News Post
Shell exits Wheatstone LNG after sale to Kuwait
Royal Dutch Shell, Europe’s largest oil company, will exit the Wheatstone LNG project in Australia after selling its interests for $1.14 billion to state-run Kuwait Foreign Exploration Petroleum Co.
Shell, which had been involved in seven liquefied natural gas projects in the country, will concentrate investment away from the Chevron Corp.-led venture in Western Australia, it said. It will sell its 8% stake in the Wheatstone-Iago fields and 6.4% in the LNG plant to Kufpec, as the state-run Kuwait company is known.
“Shell will remain a major player in Australia’s energy industry,” Shell CEO Ben van Beurden said in the statement. “However, we are refocusing our investment to where we can add the most value with Shell’s capital and
technology.”
The Anglo-Dutch company, which planned to invest about $50 billion in Australian LNG, has been reviewing
projects worldwide after capital expenditure rose to record $44 billion last year. Van Beurden, who took charge at the start of the year, may step up assets sales after Shell said Jan. 17 that fourth-quarter earnings will fall to the lowest since 2009.
The Hague-based company also said that it’s examining possible job cuts at its Australian Arrow Energy Ltd. unit. Shell together with its partner PetroChina Co., China’s biggest listed oil and gas producer, delayed an investment decision into the LNG
project after costs in Australia surged.
Commercial Agreement
The sale to Kufpec, which already had stake in Wheatstone LNG and nearby fields, will not impact the project’s existing commercial agreements, Shell said.
“This transaction is consistent with Kufpec’s strategy of investing in projects that have strategic tie-ins with the Kuwaiti oil sector,” the Kuwait company CEO Sheikh Nawaf Saud Al-Sabah said.

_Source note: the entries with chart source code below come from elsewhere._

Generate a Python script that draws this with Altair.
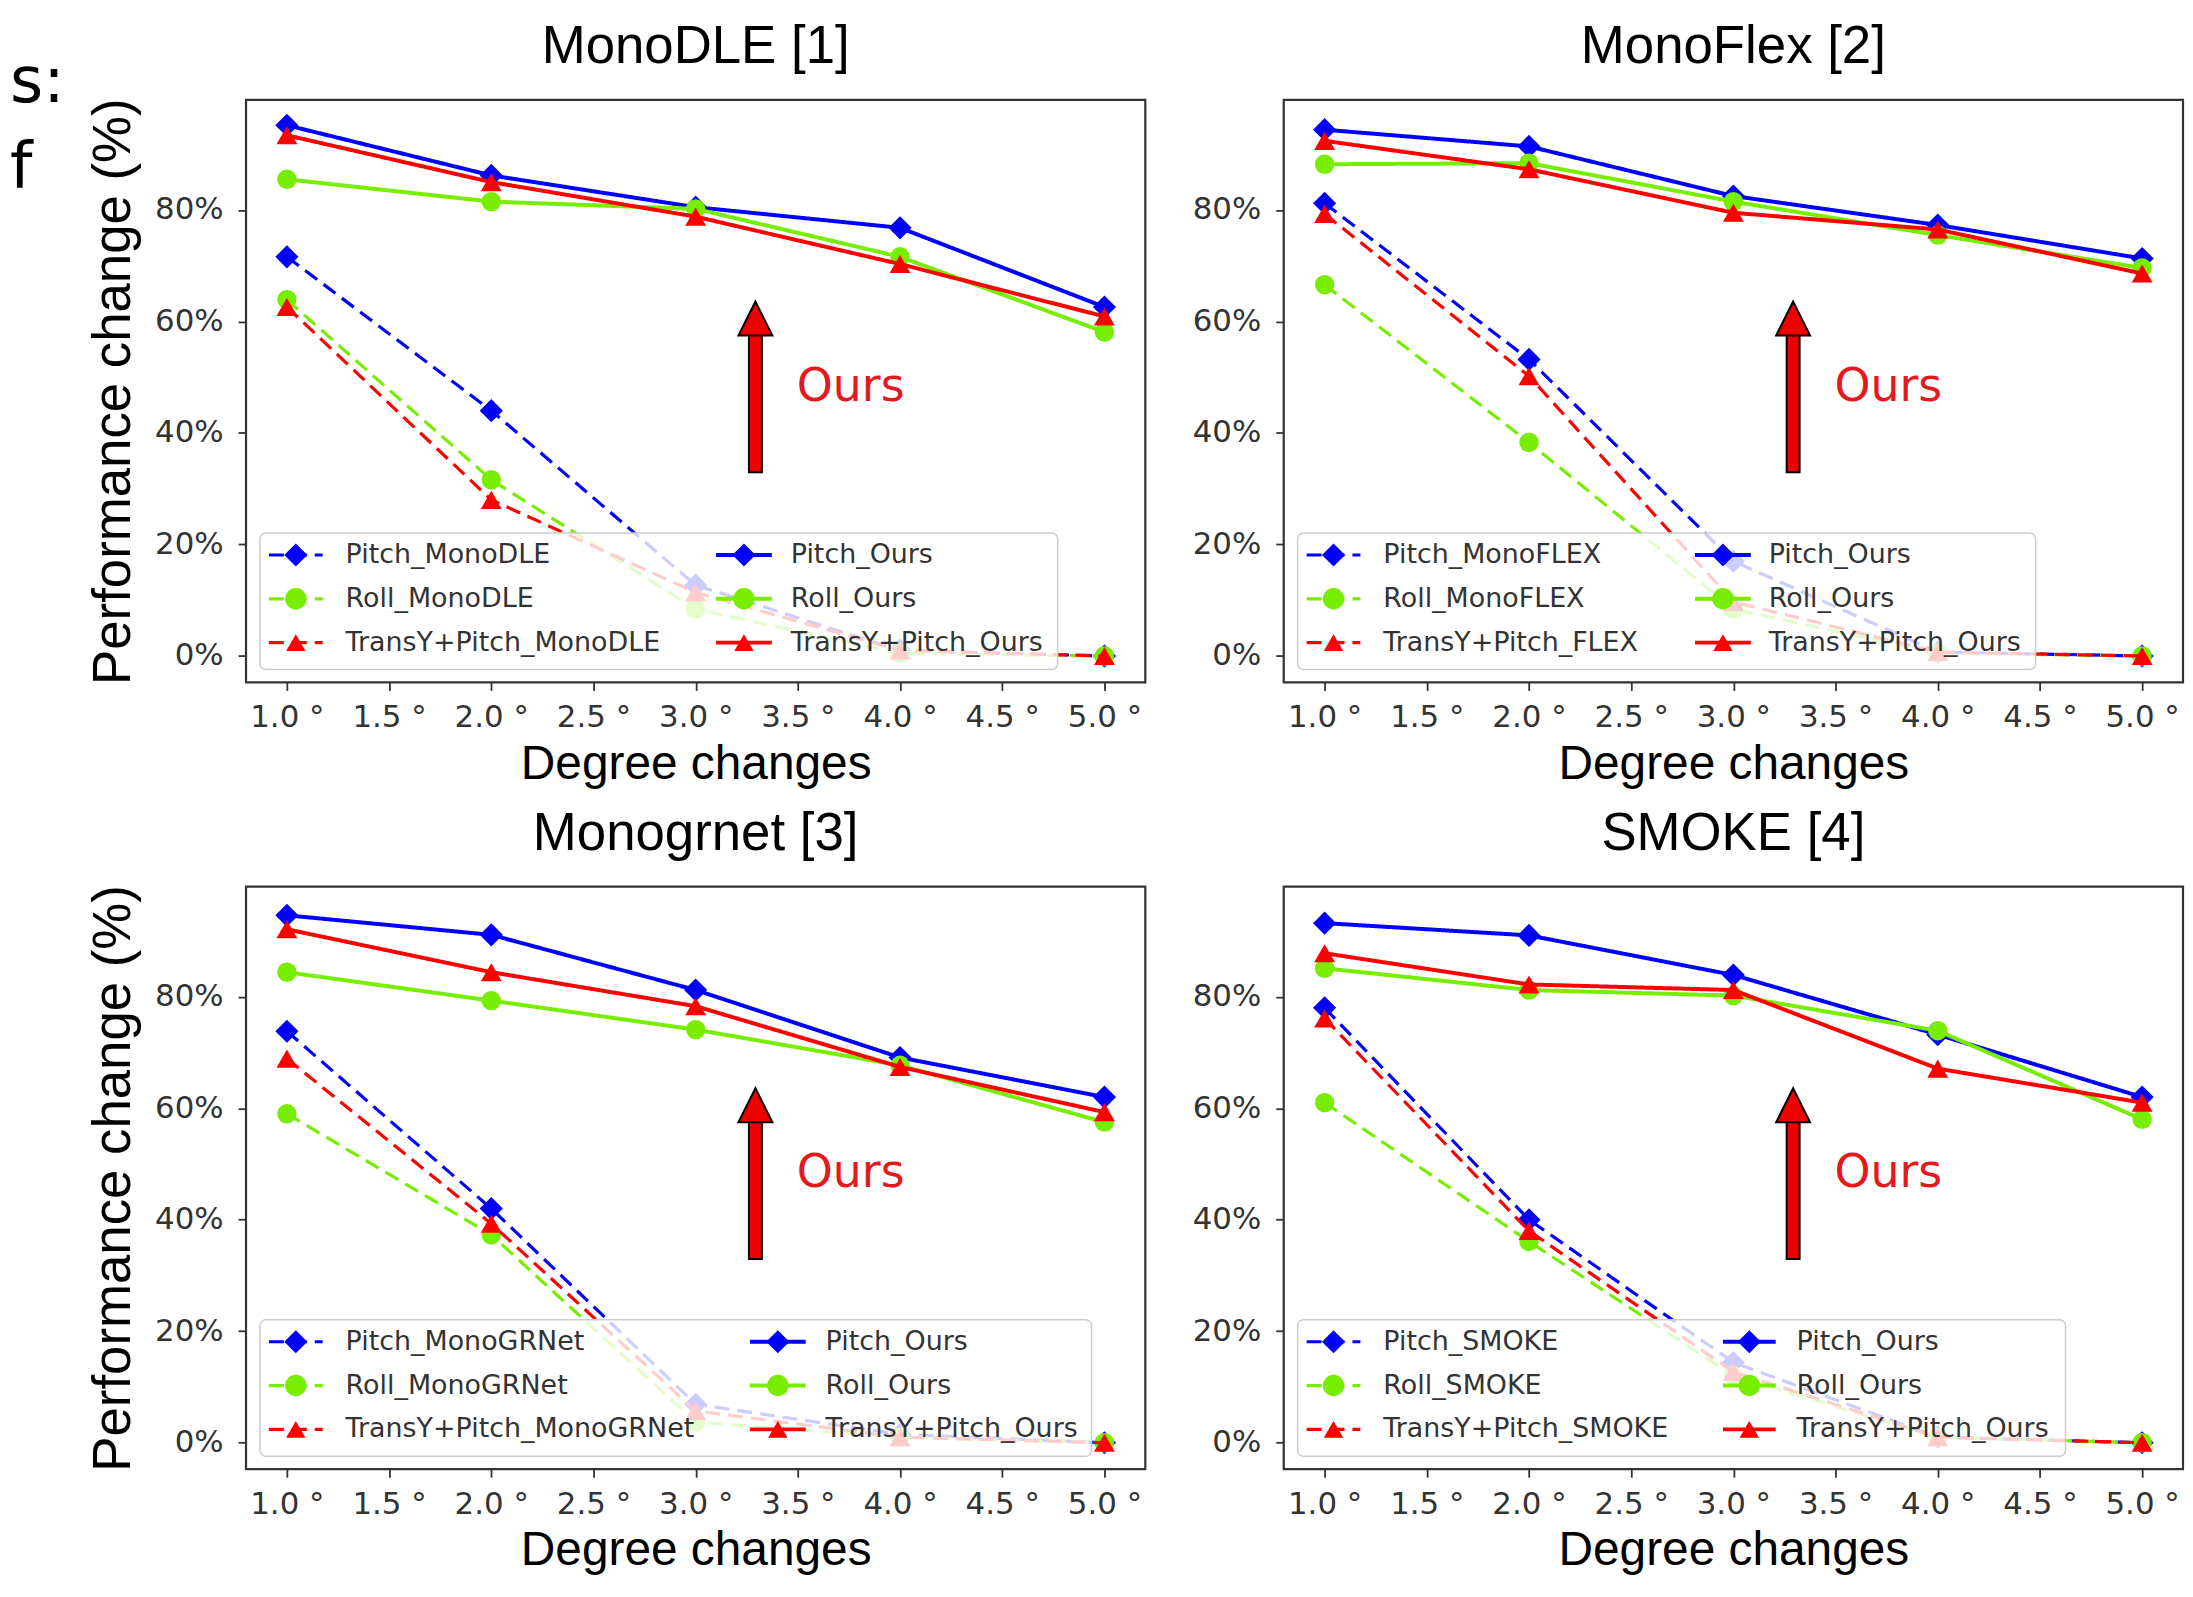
import altair as alt
import pandas as pd

# ---------------- data ----------------
degrees = [1.0, 2.0, 3.0, 4.0, 5.0]
x_ticks = [1.0, 1.5, 2.0, 2.5, 3.0, 3.5, 4.0, 4.5, 5.0]
y_ticks = [0, 20, 40, 60, 80]

panel_titles = ["MonoDLE [1]", "MonoFlex [2]", "Monogrnet [3]", "SMOKE [4]"]
baseline_labels = [
    ["Pitch_MonoDLE", "Roll_MonoDLE", "TransY+Pitch_MonoDLE"],
    ["Pitch_MonoFLEX", "Roll_MonoFLEX", "TransY+Pitch_FLEX"],
    ["Pitch_MonoGRNet", "Roll_MonoGRNet", "TransY+Pitch_MonoGRNet"],
    ["Pitch_SMOKE", "Roll_SMOKE", "TransY+Pitch_SMOKE"],
]
ours_labels = ["Pitch_Ours", "Roll_Ours", "TransY+Pitch_Ours"]
kinds = ["Pitch", "Roll", "TransY"]

# MonoDLE
monodle_pitch = [71.6, 44.0, 12.7, 1.0, 0.0]
monodle_roll = [63.9, 31.6, 8.4, 0.5, 0.0]
monodle_transy = [62.6, 28.0, 11.4, 1.0, 0.0]
monodle_pitch_ours = [95.2, 86.2, 80.5, 76.8, 62.6]
monodle_roll_ours = [85.5, 81.5, 80.2, 71.6, 58.1]
monodle_transy_ours = [93.4, 85.0, 78.8, 70.3, 60.9]

# MonoFlex
monoflex_pitch = [81.2, 53.2, 17.0, 0.7, 0.0]
monoflex_roll = [66.6, 38.3, 8.4, 0.5, 0.0]
monoflex_transy = [79.3, 50.2, 9.7, 0.7, 0.0]
monoflex_pitch_ours = [94.4, 91.4, 82.5, 77.3, 71.3]
monoflex_roll_ours = [88.2, 88.4, 81.5, 75.5, 69.6]
monoflex_transy_ours = [92.4, 87.3, 79.5, 76.5, 68.6]

# MonoGRNet
monogrnet_pitch = [73.8, 42.0, 6.9, 1.5, 0.0]
monogrnet_roll = [59.0, 37.3, 3.7, 1.0, 0.0]
monogrnet_transy = [68.9, 39.3, 5.7, 1.0, 0.0]
monogrnet_pitch_ours = [94.6, 91.1, 81.2, 69.1, 62.0]
monogrnet_roll_ours = [84.4, 79.3, 74.1, 67.7, 57.5]
monogrnet_transy_ours = [92.1, 84.4, 78.3, 67.4, 59.3]

# SMOKE
smoke_pitch = [78.0, 40.0, 14.4, 1.0, 0.0]
smoke_roll = [61.0, 36.1, 12.0, 1.0, 0.0]
smoke_transy = [76.1, 38.0, 12.7, 1.0, 0.0]
smoke_pitch_ours = [93.2, 91.0, 83.9, 73.2, 62.0]
smoke_roll_ours = [85.1, 81.2, 80.2, 73.9, 58.0]
smoke_transy_ours = [87.8, 82.2, 81.2, 67.1, 61.0]

baseline_values = [
    [monodle_pitch, monodle_roll, monodle_transy],
    [monoflex_pitch, monoflex_roll, monoflex_transy],
    [monogrnet_pitch, monogrnet_roll, monogrnet_transy],
    [smoke_pitch, smoke_roll, smoke_transy],
]
ours_values = [
    [monodle_pitch_ours, monodle_roll_ours, monodle_transy_ours],
    [monoflex_pitch_ours, monoflex_roll_ours, monoflex_transy_ours],
    [monogrnet_pitch_ours, monogrnet_roll_ours, monogrnet_transy_ours],
    [smoke_pitch_ours, smoke_roll_ours, smoke_transy_ours],
]

# ---------------- style / layout ----------------
W, H = 903, 585
XD = (0.8, 5.2)
YD = (-4.75, 99.75)
colors = ["#0000ff", "#77ee00", "#ff0000"]
shapes = ["diamond", "circle", "triangle-up"]
sizes = [540, 380, 440]
DASH = [15, 8]
SANS = "DejaVu Sans"
TITLEF = "Liberation Sans, Arial, sans-serif"
TXT = "#333333"

# legend layout (pixels inside the plot area): col2 line start, line end, text start, box right
legend_cols = [(472, 528, 547, 815), (413, 469, 487, 755), (506, 562, 582, 849), (441, 494, 515, 785)]
legend_rows = [457, 501, 545]
legend_box = (14, 435, 572)  # left, top, bottom


def px2x(p):
    return XD[0] + p / W * (XD[1] - XD[0])


def py2y(p):
    return YD[1] - p / H * (YD[1] - YD[0])


def make_axes(left):
    ax = alt.Axis(values=x_ticks, labelExpr="format(datum.value, '.1f') + ' °'",
                  grid=False, domain=False, tickSize=8, tickWidth=1.8, tickColor="#333333",
                  labelFont=SANS, labelFontSize=31, labelColor=TXT, labelPadding=12,
                  labelFlush=False, labelOverlap=False,
                  titleFont=TITLEF, titleFontSize=48, titleFontWeight="normal",
                  titleColor="black", titlePadding=8)
    ay = alt.Axis(values=y_ticks, labelExpr="datum.value + '%'",
                  grid=False, domain=False, tickSize=8, tickWidth=1.8, tickColor="#333333",
                  labelFont=SANS, labelFontSize=31, labelColor=TXT, labelPadding=15,
                  labelFlush=False, labelOverlap=False,
                  titleFont=TITLEF, titleFontSize=53, titleFontWeight="normal",
                  titleColor="black", titlePadding=14)
    xs = alt.Scale(domain=list(XD), nice=False, zero=False)
    ys = alt.Scale(domain=list(YD), nice=False, zero=False)
    xt = "Degree changes"
    yt = "Performance change (%)" if left else ""

    def X(field="deg"):
        return alt.X(f"{field}:Q", scale=xs, axis=ax, title=xt)

    def Y(field="val"):
        return alt.Y(f"{field}:Q", scale=ys, axis=ay, title=yt)

    return X, Y


def panel(i):
    left = i % 2 == 0
    X, Y = make_axes(left)
    layers = []
    # data series, in drawing order
    for style, vals_list, dash, sw in (("base", baseline_values[i], DASH, 3.2),
                                       ("ours", ours_values[i], [1, 0], 4)):
        for k in range(3):
            df = pd.DataFrame({"deg": degrees, "val": vals_list[k]})
            layers.append(
                alt.Chart(df).mark_line(
                    color=colors[k], strokeDash=dash, strokeWidth=sw,
                    point=alt.OverlayMarkDef(filled=True, shape=shapes[k], size=sizes[k],
                                             color=colors[k], opacity=1)
                ).encode(x=X(), y=Y())
            )

    # arrow "Ours"
    shaft = pd.DataFrame({"deg": [px2x(511.5 - 6.5)], "deg2": [px2x(511.5 + 6.5)],
                          "val": [py2y(374)], "val2": [py2y(232)]})
    layers.append(alt.Chart(shaft).mark_rect(fill="#ee0000", stroke="black", strokeWidth=2)
                  .encode(x=X(), x2=alt.X2("deg2"), y=Y(), y2=alt.Y2("val2")))
    head = pd.DataFrame({"deg": [px2x(511.5)], "val": [py2y(219.5)]})
    layers.append(alt.Chart(head).mark_point(shape="M-1,1L0,-1L1,1Z", size=1156, filled=True,
                                             fill="#ee0000", stroke="black", strokeWidth=2,
                                             opacity=1)
                  .encode(x=X(), y=Y()))
    ours_txt = pd.DataFrame({"deg": [px2x(553)], "val": [py2y(302)], "label": ["Ours"]})
    layers.append(alt.Chart(ours_txt).mark_text(align="left", baseline="alphabetic", font=SANS,
                                                fontSize=46, color="#e5181e")
                  .encode(x=X(), y=Y(), text="label:N"))

    # legend box
    c2a, c2b, c2t, bright = legend_cols[i]
    box = pd.DataFrame({"deg": [px2x(legend_box[0])], "deg2": [px2x(bright)],
                        "val": [py2y(legend_box[1])], "val2": [py2y(legend_box[2])]})
    layers.append(alt.Chart(box).mark_rect(fill="white", fillOpacity=0.8, stroke="#cccccc",
                                           strokeWidth=1.5, cornerRadius=6)
                  .encode(x=X(), x2=alt.X2("deg2"), y=Y(), y2=alt.Y2("val2")))

    rows = []
    for col, labels, style in ((0, baseline_labels[i], "base"), (1, ours_labels, "ours")):
        la, lb, lt = (23, 77, 100) if col == 0 else (c2a, c2b, c2t)
        for k in range(3):
            rows.append({"deg": px2x(la), "deg2": px2x(lb), "mid": px2x((la + lb) / 2),
                         "tx": px2x(lt), "val": py2y(legend_rows[k]), "kind": kinds[k],
                         "style": style, "label": labels[k]})
    leg = pd.DataFrame(rows)
    color_enc = alt.Color("kind:N", scale=alt.Scale(domain=kinds, range=colors), legend=None)
    layers.append(alt.Chart(leg).mark_rule().encode(
        x=X(), x2=alt.X2("deg2"), y=Y(), color=color_enc,
        strokeDash=alt.StrokeDash("style:N", scale=alt.Scale(domain=["base", "ours"],
                                                              range=[DASH, [1, 0]]), legend=None),
        strokeWidth=alt.StrokeWidth("style:N", scale=alt.Scale(domain=["base", "ours"],
                                                                range=[3.2, 4]), legend=None)))
    layers.append(alt.Chart(leg).mark_point(filled=True, opacity=1).encode(
        x=X("mid"), y=Y(), color=color_enc,
        shape=alt.Shape("kind:N", scale=alt.Scale(domain=kinds, range=shapes), legend=None),
        size=alt.Size("kind:O", scale=alt.Scale(domain=kinds, range=sizes), legend=None)))
    layers.append(alt.Chart(leg).mark_text(align="left", baseline="middle", font=SANS,
                                           fontSize=27, color=TXT).encode(
        x=X("tx"), y=Y(), text="label:N"))

    stub = pd.DataFrame({"a": [0]})
    # panel title as a text mark above the plot area
    layers.append(alt.Chart(stub).mark_text(align="center", baseline="alphabetic", font=TITLEF,
                                            fontSize=53, color="black", text=panel_titles[i])
                  .encode(x=alt.value(W / 2), y=alt.value(-37)))

    if i == 0:
        layers.append(alt.Chart(stub).mark_text(align="left", baseline="alphabetic", font=SANS,
                                                fontSize=64, color="black", text="s:")
                      .encode(x=alt.value(-237), y=alt.value(2)))
        layers.append(alt.Chart(stub).mark_text(align="left", baseline="alphabetic", font=SANS,
                                                fontSize=64, color="black", text="f")
                      .encode(x=alt.value(-237), y=alt.value(88)))

    return alt.layer(*layers).properties(width=W, height=H)


chart = alt.concat(
    *[panel(i) for i in range(4)],
    columns=2,
    spacing=alt.RowColnumber(row=205, column=139),
    bounds="flush",
).properties(
    padding={"left": 0, "top": 8, "right": 0, "bottom": 0},
    background="white",
).configure_view(
    stroke="#333333", strokeWidth=2.2, fill="white"
)

chart.save("out.html", embed_options={"renderer": "svg", "actions": False})
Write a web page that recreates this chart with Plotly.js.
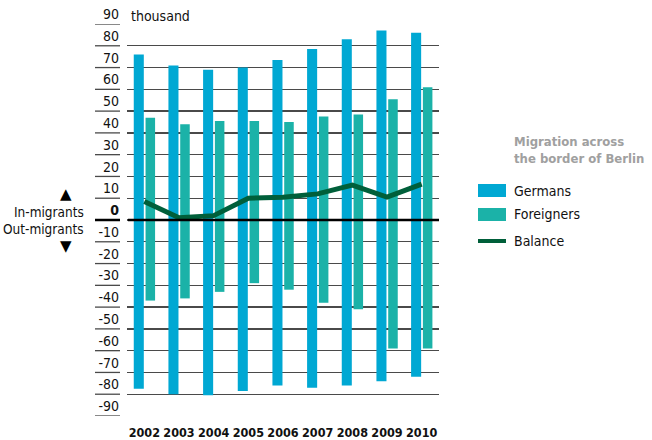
<!DOCTYPE html>
<html><head><meta charset="utf-8">
<script src="https://cdn.plot.ly/plotly-3.0.1.min.js"></script>
<style>body{margin:0;background:#fff}</style>
</head><body><div id="chart" style="width:652px;height:440px"></div>
<script>
const years = ['2002','2003','2004','2005','2006','2007','2008','2009','2010'];
const germansIn = [76, 71, 69, 70, 73.5, 78.5, 83, 87, 86];
const foreignersIn = [47, 44, 45.5, 45.5, 45, 47.5, 48.5, 55.5, 61];
const germansOut = [-77.5, -80, -80.5, -78.5, -76, -77, -76, -74, -72];
const foreignersOut = [-37, -36, -33, -29, -32, -38, -41, -59, -59];
const balance = [8.5, 1, 2, 10, 10.5, 12, 16, 10.5, 16.5];
const yTicks = [-90,-80,-70,-60,-50,-40,-30,-20,-10,0,10,20,30,40,50,60,70,80,90];
const yTickText = yTicks.map(v => v === 0 ? '<b>0</b>' : String(v));
const legendTitle = 'Migration across<br>the border of Berlin';
const seriesNames = ['Germans', 'Foreigners', 'Balance'];

const C_GER = '#00a8d3', C_FOR = '#1bb2a8', C_BAL = '#005f3a';
const FONT = 'DejaVu Sans Condensed';

const gerStyle = {type:'bar', x: years, marker:{color:C_GER}, offset:-0.305, width:0.29, showlegend:false, hoverinfo:'skip'};
const forStyle = {type:'bar', x: years, marker:{color:C_FOR}, offset:0.035, width:0.275, showlegend:false, hoverinfo:'skip'};
const traces = [
  Object.assign({y: germansIn, name: seriesNames[0]}, gerStyle),
  Object.assign({y: germansOut, name: seriesNames[0]}, gerStyle),
  Object.assign({y: foreignersIn, name: seriesNames[1]}, forStyle),
  Object.assign({y: foreignersOut, name: seriesNames[1]}, forStyle),
  {type:'scatter', mode:'lines', x: years, y: balance, name: seriesNames[2],
   line:{color:C_BAL, width:5}, showlegend:false, hoverinfo:'skip'}
];

const L = 127, R = 439, T = 24, B = 416;
const px = x => (x - L) / (R - L);
const py = y => (B - y) / (B - T);

const shapes = [];
yTicks.forEach(v => {
  const isZero = v === 0;
  shapes.push({type:'line', xref:'paper', yref:'y', x0:px(95), x1:px(120), y0:v, y1:v,
    line:{color: isZero ? '#000' : '#4a4a4a', width: isZero ? 2.5 : 1.3}, layer:'above'});
});
shapes.push({type:'line', xref:'paper', yref:'y', x0:px(128), x1:1, y0:0, y1:0,
  line:{color:'#000', width:2.5}, layer:'above'});
shapes.push({type:'rect', xref:'paper', yref:'paper', x0:px(478), x1:px(506), y0:py(197), y1:py(184),
  fillcolor:C_GER, line:{width:0}});
shapes.push({type:'rect', xref:'paper', yref:'paper', x0:px(478), x1:px(506), y0:py(221), y1:py(208),
  fillcolor:C_FOR, line:{width:0}});
shapes.push({type:'line', xref:'paper', yref:'paper', x0:px(478), x1:px(506), y0:py(241), y1:py(241),
  line:{color:C_BAL, width:4}});

const ann = (text, x, y, opts) => Object.assign({text, xref:'paper', yref:'paper', x:px(x), y:py(y),
  showarrow:false, font:{family:FONT, size:14, color:'#111'}}, opts || {});

const annotations = [
  ann('thousand', 129, 16, {xanchor:'left', yanchor:'middle'}),
  ann('In-migrants', 86, 212, {xanchor:'right', yanchor:'middle', font:{family:FONT, size:13.5, color:'#111'}}),
  ann('Out-migrants', 86, 229, {xanchor:'right', yanchor:'middle', font:{family:FONT, size:13.5, color:'#111'}}),
  ann('▲', 66, 194, {xanchor:'center', yanchor:'middle', font:{family:'DejaVu Sans', size:15, color:'#000'}}),
  ann('▼', 66, 246, {xanchor:'center', yanchor:'middle', font:{family:'DejaVu Sans', size:15, color:'#000'}}),
  ann(legendTitle, 512, 150, {xanchor:'left', yanchor:'middle', align:'left',
    font:{family:FONT, size:13, color:'#a0a0a0', weight:700}}),
  ann(seriesNames[0], 512, 191, {xanchor:'left', yanchor:'middle'}),
  ann(seriesNames[1], 512, 214, {xanchor:'left', yanchor:'middle'}),
  ann(seriesNames[2], 512, 241, {xanchor:'left', yanchor:'middle'})
];

const layout = {
  width:652, height:440,
  margin:{l:L, r:652-R, t:T, b:440-B, pad:0},
  paper_bgcolor:'#fff', plot_bgcolor:'#fff',
  barmode:'overlay',
  showlegend:false,
  font:{family:FONT, size:14, color:'#111'},
  xaxis:{type:'category', range:[-0.5, 8.5], showgrid:false, zeroline:false, showline:false,
    ticks:'', tickangle:0, tickfont:{family:FONT, size:12.5, color:'#111', weight:700}, ticklabelstandoff:7, fixedrange:true},
  yaxis:{range:[-90, 90], tickvals:yTicks, ticktext:yTickText, showgrid:true, gridcolor:'#4a4a4a', gridwidth:1.3,
    zeroline:false, showline:false, ticks:'', ticklabelposition:'outside top', ticklabelstandoff:7,
    tickfont:{family:FONT, size:14, color:'#111'}, fixedrange:true},
  shapes, annotations
};

Plotly.newPlot('chart', traces, layout, {displayModeBar:false, staticPlot:true});
</script></body></html>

Wheatstone LNG, which will ship 8.9 million tpy of LNG, is due to start production in 2016. The partners, which also include Apache Corp. and Kyushu Electric Power Co., started
construction of the plant in 2012. The
project will supply the fuel to customers in Asia, such as Japan’s Tokyo Electric Power Co., Chubu Electric Power Co. and Tohoku Electric Power Co.